Would you repeat the listing exactly but omit every picture?

****************

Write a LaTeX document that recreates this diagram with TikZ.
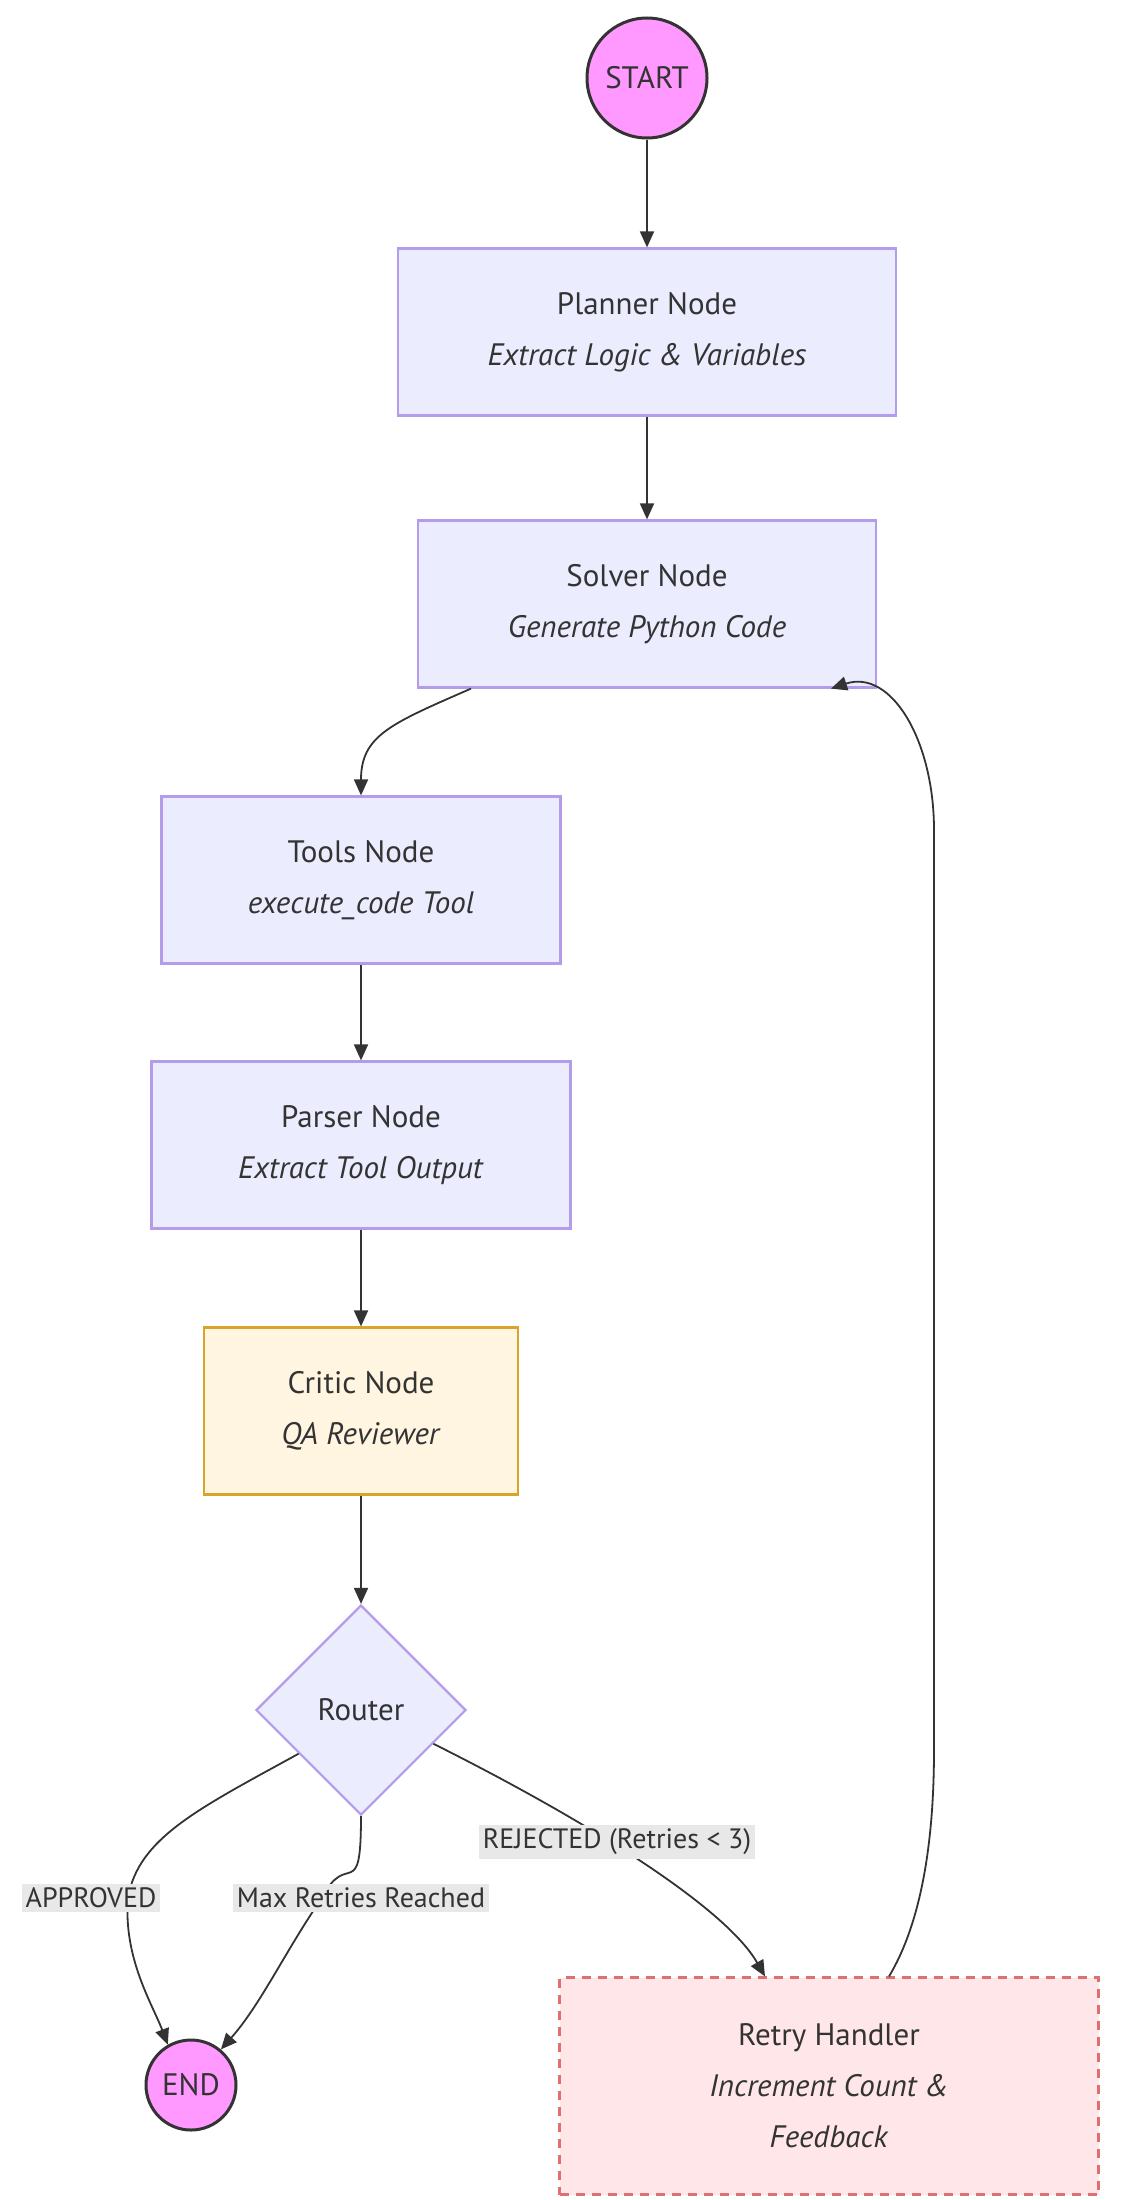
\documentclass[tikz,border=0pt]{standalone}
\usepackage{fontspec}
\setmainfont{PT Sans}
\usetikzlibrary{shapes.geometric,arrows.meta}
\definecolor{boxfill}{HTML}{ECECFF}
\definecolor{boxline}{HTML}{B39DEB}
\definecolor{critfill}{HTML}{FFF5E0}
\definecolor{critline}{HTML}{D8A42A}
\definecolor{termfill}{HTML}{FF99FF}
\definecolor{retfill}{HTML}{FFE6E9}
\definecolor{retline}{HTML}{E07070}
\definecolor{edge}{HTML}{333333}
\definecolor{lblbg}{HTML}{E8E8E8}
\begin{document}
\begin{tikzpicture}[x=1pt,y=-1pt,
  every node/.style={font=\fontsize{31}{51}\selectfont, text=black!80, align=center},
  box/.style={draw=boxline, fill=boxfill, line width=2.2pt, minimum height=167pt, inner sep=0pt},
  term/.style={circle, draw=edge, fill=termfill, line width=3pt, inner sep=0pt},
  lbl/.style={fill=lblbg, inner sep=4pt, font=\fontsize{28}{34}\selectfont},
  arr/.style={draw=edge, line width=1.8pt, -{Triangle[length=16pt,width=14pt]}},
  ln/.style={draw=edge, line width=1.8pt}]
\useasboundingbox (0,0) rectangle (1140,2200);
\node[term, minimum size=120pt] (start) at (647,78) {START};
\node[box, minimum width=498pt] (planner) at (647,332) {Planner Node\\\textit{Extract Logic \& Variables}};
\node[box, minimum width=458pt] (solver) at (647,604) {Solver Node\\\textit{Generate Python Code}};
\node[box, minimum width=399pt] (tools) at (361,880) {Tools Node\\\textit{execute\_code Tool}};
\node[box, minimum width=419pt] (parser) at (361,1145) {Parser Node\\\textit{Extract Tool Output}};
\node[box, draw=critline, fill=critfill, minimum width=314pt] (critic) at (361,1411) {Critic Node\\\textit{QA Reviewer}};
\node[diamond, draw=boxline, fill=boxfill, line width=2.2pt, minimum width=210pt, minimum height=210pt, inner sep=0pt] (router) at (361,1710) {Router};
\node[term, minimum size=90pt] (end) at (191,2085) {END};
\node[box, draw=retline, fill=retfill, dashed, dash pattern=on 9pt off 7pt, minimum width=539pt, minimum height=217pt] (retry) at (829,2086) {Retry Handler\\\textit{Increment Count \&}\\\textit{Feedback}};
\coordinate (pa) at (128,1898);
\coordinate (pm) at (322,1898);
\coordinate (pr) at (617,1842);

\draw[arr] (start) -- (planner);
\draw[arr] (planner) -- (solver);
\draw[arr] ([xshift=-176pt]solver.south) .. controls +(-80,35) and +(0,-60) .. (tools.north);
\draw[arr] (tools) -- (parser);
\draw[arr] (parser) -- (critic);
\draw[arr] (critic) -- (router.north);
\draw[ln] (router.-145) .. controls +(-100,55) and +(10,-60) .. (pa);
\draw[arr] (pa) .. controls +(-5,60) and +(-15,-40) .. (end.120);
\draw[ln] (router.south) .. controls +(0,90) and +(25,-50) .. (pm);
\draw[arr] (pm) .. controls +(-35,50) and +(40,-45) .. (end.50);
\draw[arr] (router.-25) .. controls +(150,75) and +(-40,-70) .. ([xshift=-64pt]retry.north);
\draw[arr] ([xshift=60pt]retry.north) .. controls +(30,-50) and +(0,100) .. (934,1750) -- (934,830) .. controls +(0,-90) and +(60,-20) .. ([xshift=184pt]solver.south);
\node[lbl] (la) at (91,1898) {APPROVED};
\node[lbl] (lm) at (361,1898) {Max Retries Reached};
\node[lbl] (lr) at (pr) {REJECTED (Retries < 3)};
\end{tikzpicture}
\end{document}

****************

▶ _COMPLETED EXERCISE_
Write a LaTeX document that recreates this diagram with TikZ.
\documentclass[tikz,border=0pt]{standalone}
\usepackage{fontspec}
\setmainfont{PT Sans}
\usetikzlibrary{shapes.geometric,arrows.meta}
\definecolor{boxfill}{HTML}{ECECFF}
\definecolor{boxline}{HTML}{B39DEB}
\definecolor{critfill}{HTML}{FFF5E0}
\definecolor{critline}{HTML}{D8A42A}
\definecolor{termfill}{HTML}{FF99FF}
\definecolor{retfill}{HTML}{FFE6E9}
\definecolor{retline}{HTML}{E07070}
\definecolor{edge}{HTML}{333333}
\definecolor{lblbg}{HTML}{E8E8E8}
\begin{document}
\begin{tikzpicture}[x=1pt,y=-1pt,
  every node/.style={font=\fontsize{31}{51}\selectfont, text=black!80, align=center},
  box/.style={draw=boxline, fill=boxfill, line width=2.2pt, minimum height=167pt, inner sep=0pt},
  term/.style={circle, draw=edge, fill=termfill, line width=3pt, inner sep=0pt},
  lbl/.style={fill=lblbg, inner sep=4pt, font=\fontsize{28}{34}\selectfont},
  arr/.style={draw=edge, line width=1.8pt, -{Triangle[length=16pt,width=14pt]}},
  ln/.style={draw=edge, line width=1.8pt}]
\useasboundingbox (0,0) rectangle (1140,2200);
\node[term, minimum size=120pt] (start) at (647,78) {START};
\node[box, minimum width=498pt] (planner) at (647,332) {Planner Node\\\textit{Extract Logic \& Variables}};
\node[box, minimum width=458pt] (solver) at (647,604) {Solver Node\\\textit{Generate Python Code}};
\node[box, minimum width=399pt] (tools) at (361,880) {Tools Node\\\textit{execute\_code Tool}};
\node[box, minimum width=419pt] (parser) at (361,1145) {Parser Node\\\textit{Extract Tool Output}};
\node[box, draw=critline, fill=critfill, minimum width=314pt] (critic) at (361,1411) {Critic Node\\\textit{QA Reviewer}};
\node[diamond, draw=boxline, fill=boxfill, line width=2.2pt, minimum width=210pt, minimum height=210pt, inner sep=0pt] (router) at (361,1710) {Router};
\node[term, minimum size=90pt] (end) at (191,2085) {END};
\node[box, draw=retline, fill=retfill, dashed, dash pattern=on 9pt off 7pt, minimum width=539pt, minimum height=217pt] (retry) at (829,2086) {Retry Handler\\\textit{Increment Count \&}\\\textit{Feedback}};
\coordinate (pa) at (128,1898);
\coordinate (pm) at (322,1898);
\coordinate (pr) at (617,1842);

\draw[arr] (start) -- (planner);
\draw[arr] (planner) -- (solver);
\draw[arr] ([xshift=-176pt]solver.south) .. controls +(-80,35) and +(0,-60) .. (tools.north);
\draw[arr] (tools) -- (parser);
\draw[arr] (parser) -- (critic);
\draw[arr] (critic) -- (router.north);
\draw[ln] (router.-145) .. controls +(-100,55) and +(10,-60) .. (pa);
\draw[arr] (pa) .. controls +(-5,60) and +(-15,-40) .. (end.120);
\draw[ln] (router.south) .. controls +(0,90) and +(25,-50) .. (pm);
\draw[arr] (pm) .. controls +(-35,50) and +(40,-45) .. (end.50);
\draw[arr] (router.-25) .. controls +(150,75) and +(-40,-70) .. ([xshift=-64pt]retry.north);
\draw[arr] ([xshift=60pt]retry.north) .. controls +(30,-50) and +(0,100) .. (934,1750) -- (934,830) .. controls +(0,-90) and +(60,-20) .. ([xshift=184pt]solver.south);
\node[lbl] (la) at (91,1898) {APPROVED};
\node[lbl] (lm) at (361,1898) {Max Retries Reached};
\node[lbl] (lr) at (pr) {REJECTED (Retries < 3)};
\end{tikzpicture}
\end{document}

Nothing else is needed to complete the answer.